In my reading of the dynamics of social change, one highly undesirable area where rules are growing, and I believe this is the one the people object to most, are rules that substitute for the moral and ethical values we learned at the feet of our parents and the pews of our churches.
These are certainly not perfect and we know they need to keep up with the times but changing them is not as easy as changing the flow of traffic in our streets. We all know to be alert to the rules of the road in places we haven't been to before, but moral and ethical rules are very deeply embedded in our psyches since they were so insistently drummed into us already as babies.
No surprise then that the Sandra Fluke kind of moralizing from Washington is so controversial, yet in the bigger scheme of things so inconsequential, except if they lead to a society that gets its moral and ethical values from government.
The moral and ethical rules we have today were arrived at through thousands of years of trial and error. We are fools who think we can do better by a stroke of a pen or a cost-benefit analysis.
To bottom line it, it is not about one side being better than the other but about what is the best way to govern.
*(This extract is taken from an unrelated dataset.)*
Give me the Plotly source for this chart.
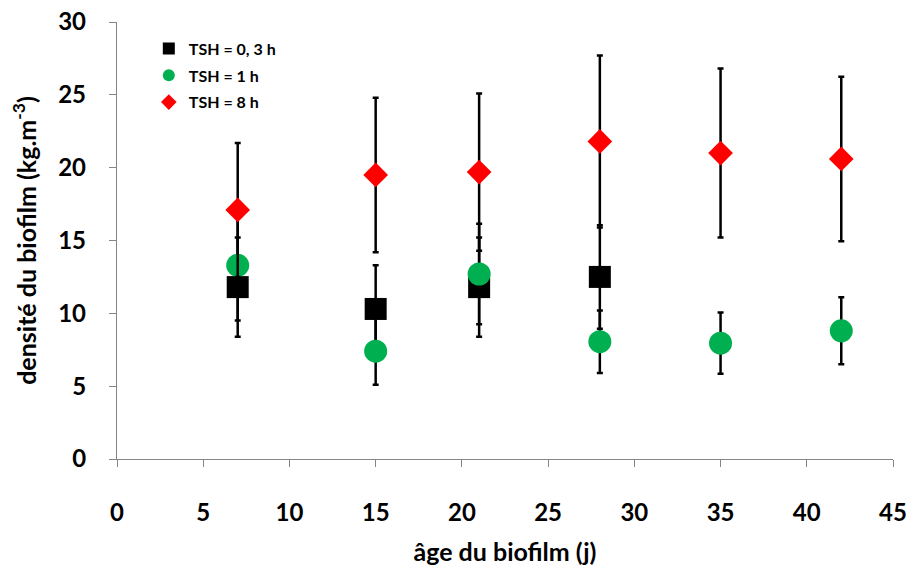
import plotly.graph_objects as go

days_black = [7, 15, 21, 28]
dens_black = [11.8, 10.3, 11.8, 12.5]
err_black = [3.4, 3.0, 3.4, 3.55]

days_green = [7, 15, 21, 28, 35, 42]
dens_green = [13.3, 7.4, 12.7, 8.05, 7.95, 8.8]
err_green = [3.8, 2.3, 3.45, 2.15, 2.1, 2.3]

days_red = [7, 15, 21, 28, 35, 42]
dens_red = [17.1, 19.5, 19.7, 21.8, 21.0, 20.6]
err_red = [4.6, 5.3, 5.4, 5.9, 5.8, 5.65]

x_ticks = [0, 5, 10, 15, 20, 25, 30, 35, 40, 45]
y_ticks = [0, 5, 10, 15, 20, 25, 30]

FONT = "Lato"

def trace(x, y, e, name, color, symbol, size):
    return go.Scatter(
        x=x, y=y, mode="markers", name=name, legendgroup=name,
        marker=dict(color=color, symbol=symbol, size=size, line=dict(width=0)),
        error_y=dict(type="data", array=e, visible=True, color="black",
                     thickness=2.5, width=3),
    )

fig = go.Figure()
fig.add_trace(trace(days_black, dens_black, err_black, "TSH = 0, 3 h", "black", "square", 22))
fig.add_trace(trace(days_green, dens_green, err_green, "TSH = 1 h", "#00B050", "circle", 23))
fig.add_trace(trace(days_red, dens_red, err_red, "TSH = 8 h", "#FF0000", "diamond", 19))

axis_common = dict(
    showgrid=False, zeroline=False, showline=True, linecolor="#868686", linewidth=1.3,
    ticks="outside", ticklen=7, tickcolor="#868686", tickwidth=1.3,
    tickfont=dict(family=FONT, size=24, color="black", weight="bold"),
    automargin=False, tickmode="array", ticklabeloverflow="allow",
)

# page body has an 8px default margin; compensate in figure size/margins
fig.update_layout(
    width=906, height=562,
    margin=dict(l=109, r=21, t=14, b=111),
    plot_bgcolor="white", paper_bgcolor="white",
    showlegend=True,
    legend=dict(x=0.041, y=0.978, xanchor="left", yanchor="top",
                font=dict(family=FONT, size=16, color="black", weight="bold"),
                bgcolor="rgba(0,0,0,0)", itemsizing="constant",
                tracegroupgap=3),
    xaxis=dict(range=[0, 45], tickvals=x_ticks, ticktext=[str(v) for v in x_ticks],
               ticklabelstandoff=25,
               title=dict(text="âge du biofilm (j)", standoff=18,
                          font=dict(family=FONT, size=25, color="black", weight="bold")),
               **axis_common),
    yaxis=dict(range=[0, 30], tickvals=y_ticks, ticktext=[str(v) for v in y_ticks],
               ticklabelstandoff=18,
               title=dict(text="densité du biofilm (kg.m<sup>-3</sup>)", standoff=27,
                          font=dict(family=FONT, size=25, color="black", weight="bold")),
               **axis_common),
)

fig.write_html("out.html")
I think it behooves conservatives to somehow get across the idea that there are no magic solutions to quality in creating new bureaucracies like, say, the Independent Payments Advisory Board, or IPAB, to manage the healthcare market, or the Consumer Financial Protection Bureau, or CFPB, to keep banks from abusing consumers; that we need to be humble and recognize our limitations; that in most cases we don't even know what "quality" is; and that we should let markets, a well-functioning democratic process, and our values and morality, yes, our morality, or core laws do more of the job.
The better our core moral values, the fewer imperfect and often low quality government-made laws and regulations we will need.